Exactly the lines from the one with "Write a web" through the one with "['10<sup>-2</sup>', '10<sup>-1</sup>', '10<sup>0</sup>'];" should be returned, both ends included and nothing else. Omit any pictures.
━━━ Material ━━━
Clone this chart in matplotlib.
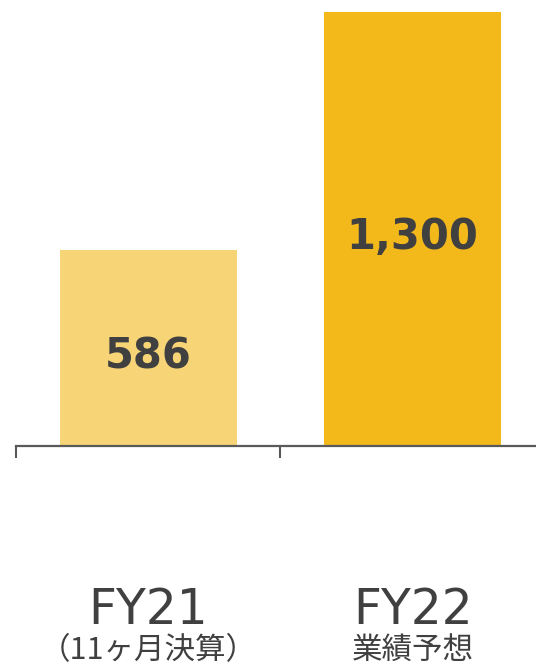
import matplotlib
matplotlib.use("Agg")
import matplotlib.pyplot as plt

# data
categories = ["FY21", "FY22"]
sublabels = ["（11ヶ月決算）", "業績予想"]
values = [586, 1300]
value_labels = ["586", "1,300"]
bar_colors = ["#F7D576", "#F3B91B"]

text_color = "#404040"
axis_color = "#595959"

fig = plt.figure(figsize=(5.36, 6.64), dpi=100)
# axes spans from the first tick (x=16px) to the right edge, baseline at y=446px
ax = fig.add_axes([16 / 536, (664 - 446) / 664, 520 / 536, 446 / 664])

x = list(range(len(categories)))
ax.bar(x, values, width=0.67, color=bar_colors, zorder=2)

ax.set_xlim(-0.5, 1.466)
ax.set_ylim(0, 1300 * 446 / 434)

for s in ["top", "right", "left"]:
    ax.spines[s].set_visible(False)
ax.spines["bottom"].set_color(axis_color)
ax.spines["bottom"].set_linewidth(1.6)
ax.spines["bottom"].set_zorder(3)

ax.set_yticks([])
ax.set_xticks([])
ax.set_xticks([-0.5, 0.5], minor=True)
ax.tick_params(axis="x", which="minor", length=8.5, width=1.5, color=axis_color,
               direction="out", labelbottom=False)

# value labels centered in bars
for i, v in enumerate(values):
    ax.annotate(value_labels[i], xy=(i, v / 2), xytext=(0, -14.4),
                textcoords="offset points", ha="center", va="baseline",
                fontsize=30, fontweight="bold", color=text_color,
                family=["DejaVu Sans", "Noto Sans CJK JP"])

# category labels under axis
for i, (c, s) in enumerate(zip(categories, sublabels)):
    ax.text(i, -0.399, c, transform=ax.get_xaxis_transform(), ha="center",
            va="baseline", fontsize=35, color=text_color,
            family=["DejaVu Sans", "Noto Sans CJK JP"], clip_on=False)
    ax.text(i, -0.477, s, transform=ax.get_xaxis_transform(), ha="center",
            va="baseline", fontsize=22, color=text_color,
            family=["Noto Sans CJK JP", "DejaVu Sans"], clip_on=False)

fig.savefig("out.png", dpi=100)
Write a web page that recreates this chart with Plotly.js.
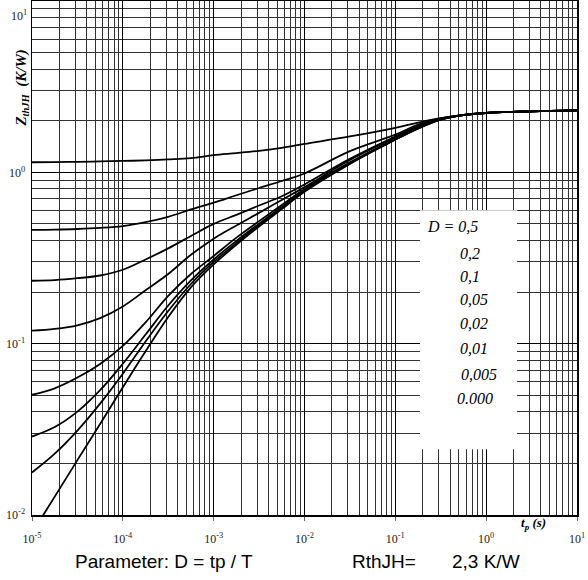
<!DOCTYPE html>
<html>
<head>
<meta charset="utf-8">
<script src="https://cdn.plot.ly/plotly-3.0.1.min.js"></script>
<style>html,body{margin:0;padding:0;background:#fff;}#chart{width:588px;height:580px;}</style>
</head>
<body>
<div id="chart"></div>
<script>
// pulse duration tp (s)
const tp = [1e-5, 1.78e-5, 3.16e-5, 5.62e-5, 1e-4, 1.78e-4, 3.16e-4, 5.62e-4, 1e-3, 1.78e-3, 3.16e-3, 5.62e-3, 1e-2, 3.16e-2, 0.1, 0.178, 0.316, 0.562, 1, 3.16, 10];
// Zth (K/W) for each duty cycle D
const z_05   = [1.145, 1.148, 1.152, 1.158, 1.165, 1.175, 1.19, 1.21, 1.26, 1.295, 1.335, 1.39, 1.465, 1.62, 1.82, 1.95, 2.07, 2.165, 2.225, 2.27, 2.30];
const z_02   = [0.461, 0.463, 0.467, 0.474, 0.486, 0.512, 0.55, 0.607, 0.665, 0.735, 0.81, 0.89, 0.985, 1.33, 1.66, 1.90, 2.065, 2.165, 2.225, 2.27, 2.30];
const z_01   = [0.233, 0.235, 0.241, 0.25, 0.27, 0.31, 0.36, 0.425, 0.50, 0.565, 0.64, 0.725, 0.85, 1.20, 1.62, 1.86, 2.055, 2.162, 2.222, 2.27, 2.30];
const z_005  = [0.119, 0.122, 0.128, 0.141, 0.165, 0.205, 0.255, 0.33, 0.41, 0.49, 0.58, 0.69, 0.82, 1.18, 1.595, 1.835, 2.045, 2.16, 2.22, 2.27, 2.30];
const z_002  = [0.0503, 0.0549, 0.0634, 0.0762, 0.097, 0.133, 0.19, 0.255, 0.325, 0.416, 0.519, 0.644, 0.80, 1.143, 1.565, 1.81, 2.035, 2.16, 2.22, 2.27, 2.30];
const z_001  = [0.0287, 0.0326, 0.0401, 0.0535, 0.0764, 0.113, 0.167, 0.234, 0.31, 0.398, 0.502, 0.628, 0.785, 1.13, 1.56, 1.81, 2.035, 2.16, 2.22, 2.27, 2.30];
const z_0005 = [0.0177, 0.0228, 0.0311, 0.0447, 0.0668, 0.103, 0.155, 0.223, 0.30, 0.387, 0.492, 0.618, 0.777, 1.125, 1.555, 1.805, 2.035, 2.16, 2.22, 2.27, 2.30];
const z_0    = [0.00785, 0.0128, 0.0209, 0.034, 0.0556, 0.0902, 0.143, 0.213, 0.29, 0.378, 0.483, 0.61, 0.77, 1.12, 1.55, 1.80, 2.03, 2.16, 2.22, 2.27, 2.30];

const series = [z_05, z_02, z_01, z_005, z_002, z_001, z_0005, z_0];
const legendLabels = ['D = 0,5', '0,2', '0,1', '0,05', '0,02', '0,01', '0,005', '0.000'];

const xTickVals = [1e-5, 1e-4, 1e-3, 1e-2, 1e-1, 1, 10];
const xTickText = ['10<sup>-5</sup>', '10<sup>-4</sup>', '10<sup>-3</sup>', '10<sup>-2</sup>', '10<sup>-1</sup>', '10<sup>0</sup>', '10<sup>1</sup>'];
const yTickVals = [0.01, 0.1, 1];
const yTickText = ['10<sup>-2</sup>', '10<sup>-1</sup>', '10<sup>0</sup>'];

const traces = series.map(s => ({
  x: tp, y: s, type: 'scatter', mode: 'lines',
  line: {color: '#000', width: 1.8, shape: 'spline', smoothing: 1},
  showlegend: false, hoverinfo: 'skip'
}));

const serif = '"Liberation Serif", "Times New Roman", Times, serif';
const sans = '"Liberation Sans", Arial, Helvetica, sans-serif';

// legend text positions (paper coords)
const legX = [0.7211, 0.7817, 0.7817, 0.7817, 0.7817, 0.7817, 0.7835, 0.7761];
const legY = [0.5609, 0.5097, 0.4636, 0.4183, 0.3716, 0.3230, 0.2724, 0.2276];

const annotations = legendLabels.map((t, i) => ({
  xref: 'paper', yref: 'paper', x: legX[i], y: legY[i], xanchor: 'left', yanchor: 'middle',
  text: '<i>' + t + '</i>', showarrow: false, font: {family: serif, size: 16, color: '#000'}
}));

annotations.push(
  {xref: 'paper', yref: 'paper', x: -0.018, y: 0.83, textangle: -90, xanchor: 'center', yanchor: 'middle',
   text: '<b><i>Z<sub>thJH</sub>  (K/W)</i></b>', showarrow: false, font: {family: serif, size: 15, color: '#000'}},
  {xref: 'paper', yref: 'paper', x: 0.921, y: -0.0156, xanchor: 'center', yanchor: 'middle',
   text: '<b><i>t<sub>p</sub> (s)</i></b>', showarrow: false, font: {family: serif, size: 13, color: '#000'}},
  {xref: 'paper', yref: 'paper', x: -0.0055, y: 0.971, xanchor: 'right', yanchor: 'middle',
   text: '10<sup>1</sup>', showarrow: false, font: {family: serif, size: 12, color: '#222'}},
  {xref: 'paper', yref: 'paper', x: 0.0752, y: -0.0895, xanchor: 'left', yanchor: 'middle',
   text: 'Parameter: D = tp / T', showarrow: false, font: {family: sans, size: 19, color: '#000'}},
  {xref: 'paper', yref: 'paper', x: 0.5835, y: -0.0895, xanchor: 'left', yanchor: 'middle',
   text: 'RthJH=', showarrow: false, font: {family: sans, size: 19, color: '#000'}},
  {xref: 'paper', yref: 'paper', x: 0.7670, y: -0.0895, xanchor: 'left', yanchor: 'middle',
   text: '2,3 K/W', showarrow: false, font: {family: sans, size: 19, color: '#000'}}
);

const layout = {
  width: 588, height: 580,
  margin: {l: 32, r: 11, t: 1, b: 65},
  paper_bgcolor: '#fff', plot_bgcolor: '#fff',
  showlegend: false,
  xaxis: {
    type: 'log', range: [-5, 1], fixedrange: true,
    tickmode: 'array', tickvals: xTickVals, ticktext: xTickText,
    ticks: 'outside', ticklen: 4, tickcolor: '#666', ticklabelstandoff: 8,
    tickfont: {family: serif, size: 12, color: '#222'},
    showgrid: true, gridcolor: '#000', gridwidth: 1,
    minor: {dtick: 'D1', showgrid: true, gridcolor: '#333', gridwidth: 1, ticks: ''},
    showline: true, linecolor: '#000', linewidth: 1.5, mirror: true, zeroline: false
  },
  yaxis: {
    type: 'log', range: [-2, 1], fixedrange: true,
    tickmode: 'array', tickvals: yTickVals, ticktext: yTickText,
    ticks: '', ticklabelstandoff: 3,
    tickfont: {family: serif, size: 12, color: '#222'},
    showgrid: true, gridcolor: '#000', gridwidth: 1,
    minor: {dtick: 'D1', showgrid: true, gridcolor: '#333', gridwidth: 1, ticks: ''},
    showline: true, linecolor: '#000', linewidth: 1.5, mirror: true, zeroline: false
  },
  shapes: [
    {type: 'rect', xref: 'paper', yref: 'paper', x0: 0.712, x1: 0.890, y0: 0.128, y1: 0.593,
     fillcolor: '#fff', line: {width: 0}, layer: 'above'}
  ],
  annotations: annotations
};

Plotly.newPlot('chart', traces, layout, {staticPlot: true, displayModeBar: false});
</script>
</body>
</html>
━━━
Correct result
Write a web page that recreates this chart with Plotly.js.
<!DOCTYPE html>
<html>
<head>
<meta charset="utf-8">
<script src="https://cdn.plot.ly/plotly-3.0.1.min.js"></script>
<style>html,body{margin:0;padding:0;background:#fff;}#chart{width:588px;height:580px;}</style>
</head>
<body>
<div id="chart"></div>
<script>
// pulse duration tp (s)
const tp = [1e-5, 1.78e-5, 3.16e-5, 5.62e-5, 1e-4, 1.78e-4, 3.16e-4, 5.62e-4, 1e-3, 1.78e-3, 3.16e-3, 5.62e-3, 1e-2, 3.16e-2, 0.1, 0.178, 0.316, 0.562, 1, 3.16, 10];
// Zth (K/W) for each duty cycle D
const z_05   = [1.145, 1.148, 1.152, 1.158, 1.165, 1.175, 1.19, 1.21, 1.26, 1.295, 1.335, 1.39, 1.465, 1.62, 1.82, 1.95, 2.07, 2.165, 2.225, 2.27, 2.30];
const z_02   = [0.461, 0.463, 0.467, 0.474, 0.486, 0.512, 0.55, 0.607, 0.665, 0.735, 0.81, 0.89, 0.985, 1.33, 1.66, 1.90, 2.065, 2.165, 2.225, 2.27, 2.30];
const z_01   = [0.233, 0.235, 0.241, 0.25, 0.27, 0.31, 0.36, 0.425, 0.50, 0.565, 0.64, 0.725, 0.85, 1.20, 1.62, 1.86, 2.055, 2.162, 2.222, 2.27, 2.30];
const z_005  = [0.119, 0.122, 0.128, 0.141, 0.165, 0.205, 0.255, 0.33, 0.41, 0.49, 0.58, 0.69, 0.82, 1.18, 1.595, 1.835, 2.045, 2.16, 2.22, 2.27, 2.30];
const z_002  = [0.0503, 0.0549, 0.0634, 0.0762, 0.097, 0.133, 0.19, 0.255, 0.325, 0.416, 0.519, 0.644, 0.80, 1.143, 1.565, 1.81, 2.035, 2.16, 2.22, 2.27, 2.30];
const z_001  = [0.0287, 0.0326, 0.0401, 0.0535, 0.0764, 0.113, 0.167, 0.234, 0.31, 0.398, 0.502, 0.628, 0.785, 1.13, 1.56, 1.81, 2.035, 2.16, 2.22, 2.27, 2.30];
const z_0005 = [0.0177, 0.0228, 0.0311, 0.0447, 0.0668, 0.103, 0.155, 0.223, 0.30, 0.387, 0.492, 0.618, 0.777, 1.125, 1.555, 1.805, 2.035, 2.16, 2.22, 2.27, 2.30];
const z_0    = [0.00785, 0.0128, 0.0209, 0.034, 0.0556, 0.0902, 0.143, 0.213, 0.29, 0.378, 0.483, 0.61, 0.77, 1.12, 1.55, 1.80, 2.03, 2.16, 2.22, 2.27, 2.30];

const series = [z_05, z_02, z_01, z_005, z_002, z_001, z_0005, z_0];
const legendLabels = ['D = 0,5', '0,2', '0,1', '0,05', '0,02', '0,01', '0,005', '0.000'];

const xTickVals = [1e-5, 1e-4, 1e-3, 1e-2, 1e-1, 1, 10];
const xTickText = ['10<sup>-5</sup>', '10<sup>-4</sup>', '10<sup>-3</sup>', '10<sup>-2</sup>', '10<sup>-1</sup>', '10<sup>0</sup>', '10<sup>1</sup>'];
const yTickVals = [0.01, 0.1, 1];
const yTickText = ['10<sup>-2</sup>', '10<sup>-1</sup>', '10<sup>0</sup>'];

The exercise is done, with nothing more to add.